No matter what a few skeptics -- at home or abroad -- might have to say, Mr. Narendra Modi, without doubt, made a great diplomatic assertion of his own and India’s role in world affairs. The most important and interesting part of Indian diplomacy is that the world believes that what India says and does stands on a genuine foundation of honesty and clarity of thought and action. At the ASEAN summit, Minister of External Affairs Dr. S. Jaishankar basked in that glory as India’s top diplomat. A lot of speculation preceded the ASEAN summit about Mr. Modi’s presence there and about a possible meeting on the its sidelines between Mr. Modi and United States President Mr. Donald Trump (who appeared eager to have a personal word with the Indian Prime Minister).
 
Those speculations apart, Mr. Narendra Modi chose to celebrate Diwali festival as usual with Armed Forces -- this time onboard INS Vikrant -- and sent a strong team led by Dr. Jaishankar to Malaysia (and a strong cultural message to the world). Despite that, Mr. Modi’s virtual participation made a major point. Mr. Modi’s statement that Asian countries are members of a common cultural family across the vast geography is not just a poetic assertion, but also a historical reality.

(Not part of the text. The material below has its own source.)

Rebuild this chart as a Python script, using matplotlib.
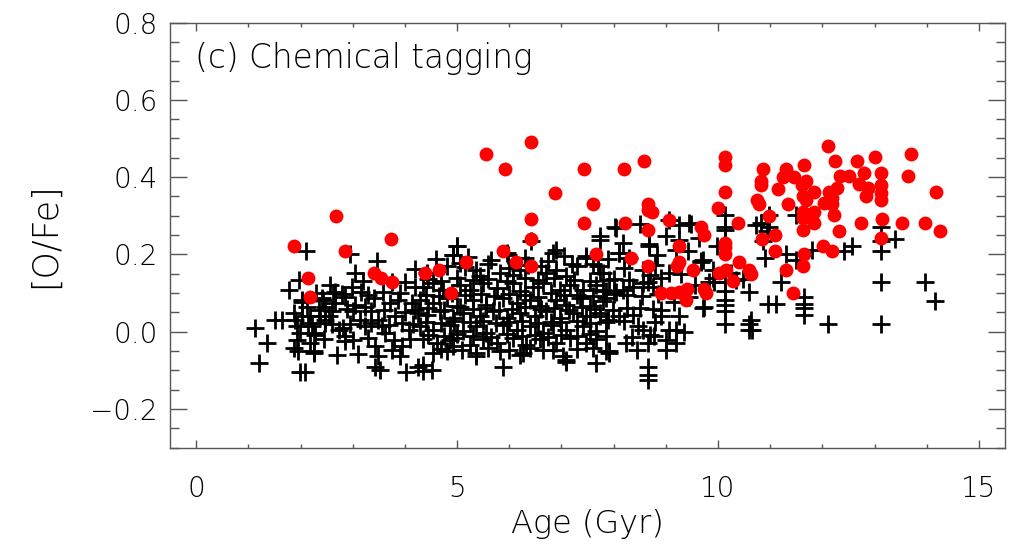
import matplotlib
matplotlib.use("Agg")
import matplotlib.pyplot as plt
from matplotlib.ticker import MultipleLocator

# black crosses: age (Gyr), [O/Fe]
age_black = [
    1.13, 1.36, 1.21, 1.52, 1.64, 1.77, 1.87, 1.90, 1.93, 1.99, 1.93, 1.98, 2.03, 2.11, 2.19, 2.22,
    2.28, 2.44, 2.47, 2.54, 2.57, 2.66, 2.66, 2.73, 2.85, 2.85, 2.95, 2.98, 3.01, 3.05, 3.05, 3.14,
    3.24, 3.24, 3.40, 3.46, 3.49, 3.56, 3.59, 3.62, 3.72, 3.81, 3.87, 3.94, 4.00, 4.07, 4.13, 4.19,
    4.19, 4.26, 1.87, 1.96, 2.25, 1.99, 2.09, 3.43, 3.49, 3.43, 3.52, 3.75, 3.94, 4.03, 4.26,
    2.02, 2.12, 2.02, 2.15, 2.25, 2.19, 2.25, 2.63, 2.41, 2.47, 2.38, 2.47, 2.85, 2.82,
    4.99, 4.93, 6.42, 7.73, 5.95, 6.84, 7.48, 7.60, 7.29,
    4.42, 5.37, 5.44, 5.82, 6.07, 6.20, 6.71, 6.90, 7.09, 7.80,
    4.35, 4.54, 4.74, 5.05, 5.25, 5.50, 5.76, 6.07, 6.20, 6.46, 6.65, 6.97, 7.16, 7.41, 7.67, 7.86,
    4.29, 4.54, 4.80, 4.99, 5.31, 5.56, 5.88, 6.14, 6.39, 6.58, 6.90, 7.09, 7.35, 7.54, 7.80,
    4.42, 4.67, 4.93, 5.12, 5.44, 5.69, 5.95, 6.20, 6.49, 6.71, 6.97, 7.22, 7.48, 7.73,
    4.29, 4.54, 4.86, 5.12, 5.37, 5.56, 5.88, 6.14, 6.39, 6.65, 6.84, 7.09, 7.41, 7.67,
    4.35, 4.61, 4.93, 5.25, 5.50, 5.76, 6.07, 6.33, 6.58, 6.90, 7.16, 7.48, 7.67,
    4.54, 4.80, 5.37, 5.82, 6.20, 6.84, 7.03, 7.86,
    4.35, 5.88, 7.09, 4.35, 4.52, 5.37, 6.26, 7.09, 7.67, 7.92, 4.93, 4.86,
    4.99, 4.93, 5.05,
    8.50, 8.05, 9.48, 8.18, 8.67, 8.10, 8.83, 9.42, 9.67, 9.07, 8.56, 8.69, 7.92, 7.73, 8.37, 8.56,
    8.65, 8.75, 8.18, 8.05, 7.86, 7.79, 9.90, 9.71, 9.16, 8.91, 8.91, 8.50, 8.37, 7.98, 8.11, 7.89,
    7.73, 8.46, 8.56, 8.69, 9.07, 9.20, 9.00, 8.78, 8.24, 7.92, 9.00, 8.65, 8.65, 8.65, 8.65,
    10.34, 10.25, 10.73, 10.93, 10.86, 9.26, 9.00, 9.64, 9.45, 9.07, 7.73, 8.68, 9.26, 9.20, 6.90,
    5.98, 7.48, 8.11, 9.71, 8.02, 9.26, 9.35, 9.20, 9.45, 9.55, 9.30,
    10.14, 10.14, 10.14, 9.99, 10.97, 10.82, 10.97, 11.49, 9.67, 9.90, 9.93, 9.83, 10.14, 10.14,
    10.14, 10.14, 10.14, 10.14, 9.74, 10.47, 10.60, 10.60, 10.60, 10.66, 10.63, 10.90, 11.31, 11.49,
    11.20, 10.95, 11.11, 11.64, 11.64, 11.64, 11.64, 11.81, 12.10, 12.41, 12.57, 13.12, 13.12, 13.12,
    13.12, 13.12, 13.40, 13.96, 14.15,
]
ofe_black = [
    0.010, -0.029, -0.081, 0.031, 0.031, 0.109, 0.048, 0.031, 0.014, -0.003, -0.021, 0.135, 0.083, 0.210, 0.040, 0.014,
    -0.008, 0.083, 0.031, 0.040, 0.122, 0.104, 0.074, 0.005, -0.012, 0.091, 0.201, 0.117, 0.053, 0.152, 0.070, 0.031,
    0.065, 0.014, 0.087, 0.182, 0.031, 0.014, 0.104, -0.003, 0.074, 0.040, 0.083, 0.023, 0.130, 0.005, 0.074, 0.162,
    0.117, 0.048, -0.042, -0.051, -0.055, -0.103, -0.103, -0.038, -0.064, -0.090, -0.098, -0.047, -0.038, -0.103, -0.090,
    0.078, 0.065, 0.040, 0.023, -0.003, -0.029, -0.051, 0.100, 0.087, 0.065, 0.040, 0.023, -0.025, 0.010,
    0.221, 0.199, 0.234, 0.238, 0.204, 0.204, 0.191, 0.174, 0.169,
    0.152, 0.161, 0.143, 0.152, 0.148, 0.161, 0.152, 0.161, 0.143, 0.152,
    0.117, 0.126, 0.109, 0.122, 0.109, 0.126, 0.113, 0.126, 0.105, 0.117, 0.126, 0.109, 0.122, 0.109, 0.122, 0.105,
    0.083, 0.074, 0.087, 0.066, 0.083, 0.070, 0.087, 0.074, 0.083, 0.066, 0.083, 0.070, 0.087, 0.066, 0.079,
    0.044, 0.053, 0.036, 0.049, 0.040, 0.053, 0.036, 0.049, 0.040, 0.053, 0.036, 0.049, 0.040, 0.049,
    0.014, 0.005, 0.018, 0.001, 0.014, -0.003, 0.018, 0.005, 0.014, -0.003, 0.018, 0.005, 0.014, 0.001,
    -0.020, -0.029, -0.016, -0.033, -0.020, -0.029, -0.016, -0.033, -0.020, -0.029, -0.016, -0.029, -0.020,
    -0.055, -0.051, -0.055, -0.051, -0.059, -0.046, -0.064, -0.051,
    -0.085, -0.090, -0.077, -0.102, -0.100, -0.064, -0.055, -0.072, -0.081, -0.055, -0.038, -0.021,
    0.221, 0.199, 0.178,
    0.279, 0.268, 0.279, 0.229, 0.228, 0.204, 0.199, 0.208, 0.182, 0.152, 0.160, 0.147, 0.135, 0.152, 0.117, 0.126,
    0.130, 0.117, 0.109, 0.104, 0.087, 0.109, 0.139, 0.061, 0.078, 0.057, 0.040, 0.061, 0.044, 0.057, 0.040, 0.031,
    0.040, 0.014, 0.005, -0.008, 0.005, 0.005, -0.021, -0.012, -0.029, -0.051, -0.047, -0.029, -0.090, -0.111, -0.124,
    0.135, 0.152, 0.277, 0.260, 0.234, 0.277, 0.247, 0.242, 0.281, 0.290, 0.247, 0.221, 0.238, 0.212, 0.212,
    0.199, 0.195, 0.204, 0.186, 0.272, 0.040, 0.000, -0.030, 0.090, 0.120, 0.150,
    0.303, 0.270, 0.262, 0.221, 0.303, 0.281, 0.270, 0.303, 0.180, 0.160, 0.130, 0.130, 0.130, 0.083,
    0.053, 0.021, 0.105, 0.070, 0.064, 0.137, 0.102, 0.021, 0.005, 0.005, 0.031, 0.190, 0.202, 0.186,
    0.130, 0.072, 0.072, 0.091, 0.072, 0.061, 0.044, 0.212, 0.021, 0.210, 0.221, 0.270, 0.234, 0.210,
    0.130, 0.021, 0.241, 0.130, 0.080,
]

# extra black crosses in the crowded band (estimated, heavily overlapping)
age_black_dense = [
    4.60, 5.20, 5.65, 6.30, 6.75, 7.05, 7.90, 8.30,
    4.80, 5.15, 5.60, 6.00, 6.35, 6.60, 7.20, 7.70, 8.20, 8.80,
    4.45, 4.70, 5.00, 5.30, 5.60, 5.95, 6.30, 6.55, 6.85, 7.25, 7.55, 8.00, 8.30, 8.90,
    4.40, 4.65, 4.90, 5.15, 5.45, 5.70, 6.00, 6.30, 6.55, 6.80, 7.05, 7.30, 7.60, 8.00, 8.25, 8.55, 8.85,
    4.45, 4.75, 5.05, 5.30, 5.55, 5.80, 6.05, 6.30, 6.60, 6.85, 7.15, 7.40, 7.65, 8.25, 8.75,
    4.40, 4.70, 4.95, 5.25, 5.50, 5.75, 6.00, 6.25, 6.55, 6.80, 7.00, 7.30, 7.55, 7.85, 8.20, 8.80,
    4.45, 4.75, 5.00, 5.30, 5.65, 5.95, 6.25, 6.50, 6.75, 7.00, 7.30, 7.55, 7.85, 8.35,
    4.70, 5.10, 5.60, 6.00, 6.40, 6.65, 7.30, 7.60, 8.45,
    3.20, 3.75, 2.30, 2.80, 3.15, 3.30, 3.90,
    2.35, 2.60, 2.90, 3.35, 3.60, 4.00, 4.20,
    2.60, 2.95, 3.35, 3.70, 4.15, 2.45, 3.00, 3.30, 3.80, 4.10, 2.70, 3.10, 3.90,
]
ofe_black_dense = [
    0.188, 0.193, 0.185, 0.190, 0.183, 0.196, 0.187, 0.192,
    0.171, 0.168, 0.175, 0.166, 0.172, 0.169, 0.176, 0.170, 0.165, 0.173,
    0.137, 0.132, 0.139, 0.134, 0.136, 0.131, 0.138, 0.133, 0.140, 0.135, 0.131, 0.137, 0.134, 0.139,
    0.096, 0.093, 0.099, 0.094, 0.097, 0.092, 0.098, 0.095, 0.091, 0.099, 0.094, 0.096, 0.092, 0.098, 0.095, 0.093, 0.097,
    0.061, 0.057, 0.063, 0.059, 0.062, 0.056, 0.060, 0.064, 0.058, 0.061, 0.057, 0.063, 0.059, 0.062, 0.058,
    0.026, 0.023, 0.028, 0.024, 0.027, 0.022, 0.025, 0.029, 0.023, 0.026, 0.024, 0.028, 0.022, 0.025, 0.027, 0.024,
    -0.008, -0.012, -0.006, -0.010, -0.013, -0.007, -0.011, -0.009, -0.014, -0.008, -0.012, -0.006, -0.010, -0.013,
    -0.044, -0.047, -0.042, -0.046, -0.043, -0.048, -0.045, -0.041, -0.047,
    0.131, 0.128, 0.101, 0.098, 0.103, 0.096, 0.100,
    0.056, 0.053, 0.058, 0.054, 0.057, 0.052, 0.055,
    0.021, 0.019, 0.023, 0.018, 0.020, -0.018, -0.021, -0.016, -0.022, -0.019, -0.060, -0.057, -0.062,
]

# red filled circles: age (Gyr), [O/Fe]
age_red = [
    1.88, 2.68, 2.85, 3.74, 2.14, 2.19, 3.40, 3.54, 3.75, 4.39, 4.65, 4.89, 5.18, 5.56, 5.92, 6.42,
    6.88, 6.42, 6.42, 5.88, 6.12, 6.42, 7.43, 7.60, 7.43, 7.66, 8.19, 8.58, 8.66, 8.66, 8.74, 8.22,
    8.66, 9.06, 8.33, 8.66, 9.26, 9.26, 9.21, 9.53, 8.90, 9.09, 9.26, 9.40, 9.38, 9.67, 9.74, 9.74,
    9.77, 10.00, 10.14, 10.14, 10.14, 10.38, 10.14, 10.14, 10.14, 10.41, 10.02, 10.16, 10.28, 10.60,
    10.64, 10.84, 11.09, 11.09, 11.30, 11.44, 10.87, 10.83, 10.83, 10.74, 10.79, 10.97, 11.15, 11.24,
    11.31, 11.46, 11.34, 11.64, 11.69, 11.61, 11.84, 11.62, 11.68, 11.63, 11.84, 11.63, 11.84, 11.63,
    11.65, 11.63, 12.10, 12.25, 12.34, 12.51, 12.67, 13.00, 12.80, 13.13, 12.70, 12.87, 12.83, 13.13,
    13.13, 13.13, 12.29, 12.13, 12.19, 12.03, 12.18, 12.23, 12.32, 12.74, 13.14, 13.13, 12.01, 12.19,
    13.70, 13.64, 13.53, 13.96, 14.17, 14.25,
]
ofe_red = [
    0.221, 0.300, 0.210, 0.241, 0.140, 0.090, 0.151, 0.140, 0.130, 0.151, 0.160, 0.101, 0.180, 0.461, 0.421, 0.491,
    0.360, 0.291, 0.241, 0.210, 0.180, 0.171, 0.421, 0.331, 0.281, 0.201, 0.421, 0.441, 0.331, 0.316, 0.311, 0.281,
    0.263, 0.288, 0.191, 0.171, 0.221, 0.181, 0.170, 0.160, 0.101, 0.100, 0.102, 0.110, 0.081, 0.272, 0.251, 0.110,
    0.100, 0.320, 0.453, 0.431, 0.361, 0.281, 0.230, 0.219, 0.202, 0.180, 0.151, 0.160, 0.131, 0.160,
    0.150, 0.241, 0.251, 0.210, 0.160, 0.101, 0.421, 0.391, 0.380, 0.342, 0.331, 0.300, 0.370, 0.401,
    0.421, 0.401, 0.331, 0.431, 0.391, 0.380, 0.361, 0.350, 0.342, 0.311, 0.311, 0.294, 0.281, 0.263,
    0.201, 0.171, 0.480, 0.441, 0.402, 0.402, 0.441, 0.451, 0.411, 0.411, 0.382, 0.371, 0.350, 0.380,
    0.360, 0.342, 0.371, 0.361, 0.346, 0.332, 0.330, 0.301, 0.261, 0.281, 0.291, 0.242, 0.222, 0.210,
    0.461, 0.402, 0.281, 0.281, 0.361, 0.261,
]

text_color = "#000000"
axis_color = "#555555"
plt.rcParams["font.weight"] = "light"
plt.rcParams["axes.labelweight"] = "light"

fig = plt.figure(figsize=(10.25, 5.48), dpi=100)
ax = fig.add_axes([0.1659, 0.1830, 0.8146, 0.7759])

cross = dict(linestyle="none", marker="+", color="black", markersize=13.5, markeredgewidth=2.0)
ax.plot(age_black, ofe_black, **cross)
ax.plot(age_black_dense, ofe_black_dense, **cross)
ax.plot(age_red, ofe_red, linestyle="none", marker="o", color="#ff0000",
        markersize=10, markeredgewidth=0)

ax.set_xlim(-0.5, 15.5)
ax.set_ylim(-0.3, 0.8)
ax.xaxis.set_major_locator(MultipleLocator(5))
ax.xaxis.set_minor_locator(MultipleLocator(1))
ax.yaxis.set_major_locator(MultipleLocator(0.2))
ax.yaxis.set_minor_locator(MultipleLocator(0.05))
ax.yaxis.set_major_formatter(plt.FuncFormatter(lambda v, p: ("%.1f" % v).replace("-", "\u2212")))

for s in ax.spines.values():
    s.set_color(axis_color)
    s.set_linewidth(1.0)

ax.tick_params(axis="both", which="both", direction="in", top=True, right=True,
               colors=axis_color, labelcolor=text_color, labelsize=20, width=1.0)
ax.tick_params(axis="x", which="major", length=6, pad=20)
ax.tick_params(axis="x", which="minor", length=3)
ax.tick_params(axis="y", which="major", length=12.5, pad=9)
ax.tick_params(axis="y", which="minor", length=6.5)

ax.set_xlabel("Age (Gyr)", fontsize=23, color=text_color, labelpad=4, fontweight="light")
ax.set_ylabel("[O/Fe]", fontsize=25, color=text_color, labelpad=20, fontweight="light")
ax.text(0.03, 0.9165, "(c) Chemical tagging", transform=ax.transAxes,
        fontsize=23.5, color=text_color, va="center", ha="left", fontweight="light")

fig.savefig("out.png", dpi=100)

Ages ago, when India was the most advanced nation in the world (with its share in the global GDP hovering around 25%), Indian kings and their armies spread their influence across the Asian continent, especially bordering the oceans and the seas. Indian trade also flourished in the Asian continent. In the political and economic processes over centuries, Indian culture too travelled across the seas to different lands in which came up temples and other institutions that have now become integral parts of those different countries. In other words, we feel tempted to describe the Asian region as a cultural expression and extension of ‘India Beyond Its Own Borders’.
 
The Prime Minister assured that India beyond borders that the familial ties, the umbilical cord, has been intact despite differing political and economic situations. This mindset has been India’s sovereign promise to Asia and the world for decades. It might not have found a political expression in actual terms for some time after India’s Independence, all right. But with Prime Minister Mr. Narendra Modi’s Act East Policy, the cultural bond with Asian geographies grew stronger and sentimentally closer. When the COVID-19 pandemic hit the world, India led by Mr. Modi was quick to offer its ‘non-reciprocal assistance’ to every Asian neighbour as well as others in different and distant geographies around the globe. That established India’s unmitigated goodwill across political boundaries -- which the Prime Minister underscored in his opening remarks during ASEAN-India summit, stating how India always stood by its ASEAN friends in every crisis. It needs to be stated that India’s engagement with ASEAN got superbly highlighted by the Prime Minister’s speech that reiterated India’s sovereign promise to the continent and the world about its apolitical goodwill.